Valuation Metrics: LCOS and IRR in a Post-RTC+B World
The economic viability of BESS projects in ERCOT hinges on two key metrics: LCOS and IRR. LCOS, which accounts for capital and operational costs over a project's lifetime, has remained constrained due to low revenue environments. As of Q3 2025, average BESS revenues in mature markets like ERCOT and CAISO were below $45/kW-year, reflecting saturated ancillary service markets and limited price volatility.
For IRR, the picture is more nuanced. Tolling agreements-long-term contracts that convert uncertain merchant revenues into predictable cash flows-are emerging as a critical tool for securing target returns. As of late 2025, five BESS projects in ERCOT operate under tolling agreements, with seven more expected by 2026. These agreements allow developers to hedge against market volatility while aligning with IRR hurdles, typically ranging between 10–15% in competitive markets according to ESS News. However, the reduced scarcity premiums under RTC+B may limit upside potential, particularly for projects relying on ancillary service arbitrage.

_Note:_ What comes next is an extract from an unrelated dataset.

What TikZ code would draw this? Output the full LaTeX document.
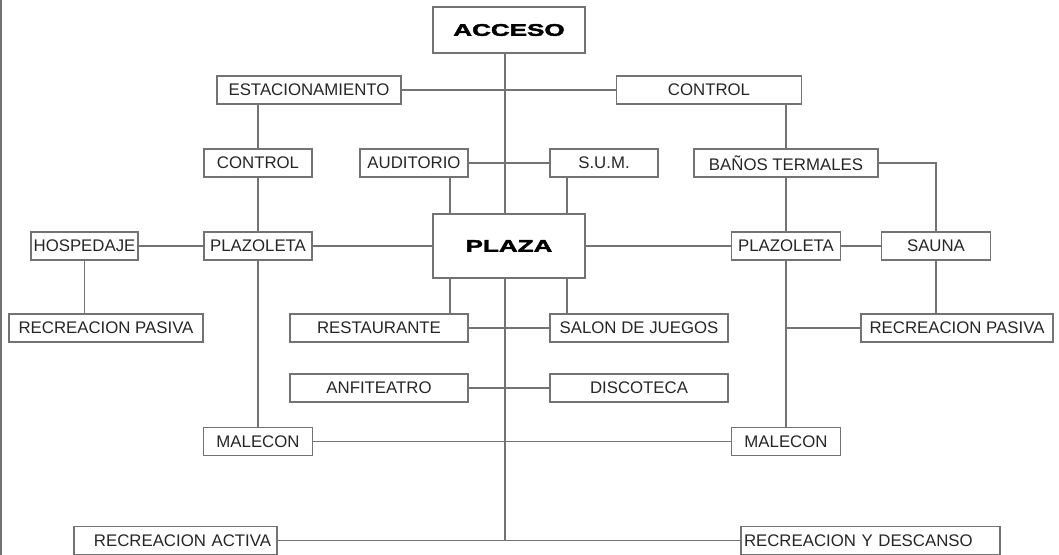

Investment Strategy: Navigating Uncertainty
The RTC+B reform has redefined the risk-return profile for BESS investments. Developers must now prioritize:
1. Operational Precision: Enhanced state-of-charge modeling requires accurate data submission and advanced optimization tools to maximize dispatch efficiency.
2. Diversified Revenue Streams: With ancillary service markets saturated, projects must leverage energy arbitrage and capacity payments to offset declining margins.

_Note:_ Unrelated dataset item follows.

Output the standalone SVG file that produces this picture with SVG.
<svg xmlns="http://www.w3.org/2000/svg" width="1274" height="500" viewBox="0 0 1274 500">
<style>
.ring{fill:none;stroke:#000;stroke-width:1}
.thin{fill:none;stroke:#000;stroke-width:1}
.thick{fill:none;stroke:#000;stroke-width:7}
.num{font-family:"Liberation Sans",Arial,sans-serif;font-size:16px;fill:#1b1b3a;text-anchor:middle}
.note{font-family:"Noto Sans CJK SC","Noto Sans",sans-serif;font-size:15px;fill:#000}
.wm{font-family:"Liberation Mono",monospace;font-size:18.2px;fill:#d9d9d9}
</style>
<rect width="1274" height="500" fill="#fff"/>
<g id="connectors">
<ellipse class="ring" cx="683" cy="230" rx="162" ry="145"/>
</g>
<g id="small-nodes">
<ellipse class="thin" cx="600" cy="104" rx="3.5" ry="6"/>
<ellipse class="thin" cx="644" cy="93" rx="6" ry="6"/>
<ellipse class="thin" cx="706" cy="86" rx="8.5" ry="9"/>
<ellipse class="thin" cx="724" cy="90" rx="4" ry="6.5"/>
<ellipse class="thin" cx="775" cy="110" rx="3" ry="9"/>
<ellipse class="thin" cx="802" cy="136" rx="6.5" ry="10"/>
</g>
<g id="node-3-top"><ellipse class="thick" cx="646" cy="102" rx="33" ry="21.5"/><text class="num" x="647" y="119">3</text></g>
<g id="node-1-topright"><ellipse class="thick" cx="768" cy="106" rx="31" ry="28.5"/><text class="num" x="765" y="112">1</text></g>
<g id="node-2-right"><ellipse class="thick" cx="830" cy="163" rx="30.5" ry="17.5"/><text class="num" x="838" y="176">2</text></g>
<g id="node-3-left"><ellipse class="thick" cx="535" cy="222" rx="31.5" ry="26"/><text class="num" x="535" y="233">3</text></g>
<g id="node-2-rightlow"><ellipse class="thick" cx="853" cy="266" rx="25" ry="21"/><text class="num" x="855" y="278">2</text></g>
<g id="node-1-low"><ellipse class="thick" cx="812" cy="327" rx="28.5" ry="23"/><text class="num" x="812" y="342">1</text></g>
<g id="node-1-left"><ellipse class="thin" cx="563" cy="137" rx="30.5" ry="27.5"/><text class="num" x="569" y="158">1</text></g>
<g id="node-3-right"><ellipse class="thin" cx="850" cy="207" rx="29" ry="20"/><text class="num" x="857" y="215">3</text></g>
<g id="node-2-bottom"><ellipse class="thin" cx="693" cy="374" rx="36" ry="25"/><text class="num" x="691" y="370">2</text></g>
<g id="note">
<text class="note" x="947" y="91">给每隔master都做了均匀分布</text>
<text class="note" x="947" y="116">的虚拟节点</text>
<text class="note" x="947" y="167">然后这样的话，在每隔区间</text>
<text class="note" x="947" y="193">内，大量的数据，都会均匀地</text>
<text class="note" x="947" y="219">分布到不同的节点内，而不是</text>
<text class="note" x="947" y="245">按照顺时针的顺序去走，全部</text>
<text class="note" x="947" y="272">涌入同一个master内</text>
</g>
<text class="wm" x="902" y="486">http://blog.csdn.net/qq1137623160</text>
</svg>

3. Policy Alignment: Regulatory shifts, such as the One Big Beautiful Bill Act (OBBBA), which accelerates tax credit sunsets, are forcing developers to accelerate timelines and secure financing before 2026.
Despite these challenges, the long-term outlook remains cautiously optimistic. The integration of BESS into real-time co-optimization is expected to enhance grid reliability and support renewable integration, creating indirect value for storage operators. For instance, Enverus's SCUC/ED modeling suggests that RTC+B could reduce total system costs by 2.7% by enabling BESS to shift energy from low locational marginal price (LMP) hours to high LMP hours.
Conclusion: A Balancing Act
ERCOT's RTC+B reform is a double-edged sword for energy storage investors. While it unlocks operational efficiencies and grid resilience, it also compresses revenue margins and introduces new operational complexities. For projects to thrive, developers must adopt agile strategies that balance cost optimization, revenue diversification, and policy foresight. As the market matures, the true impact of RTC+B on LCOS and IRR will depend on how quickly operators adapt to this new paradigm-and whether the grid's evolving needs justify the investment.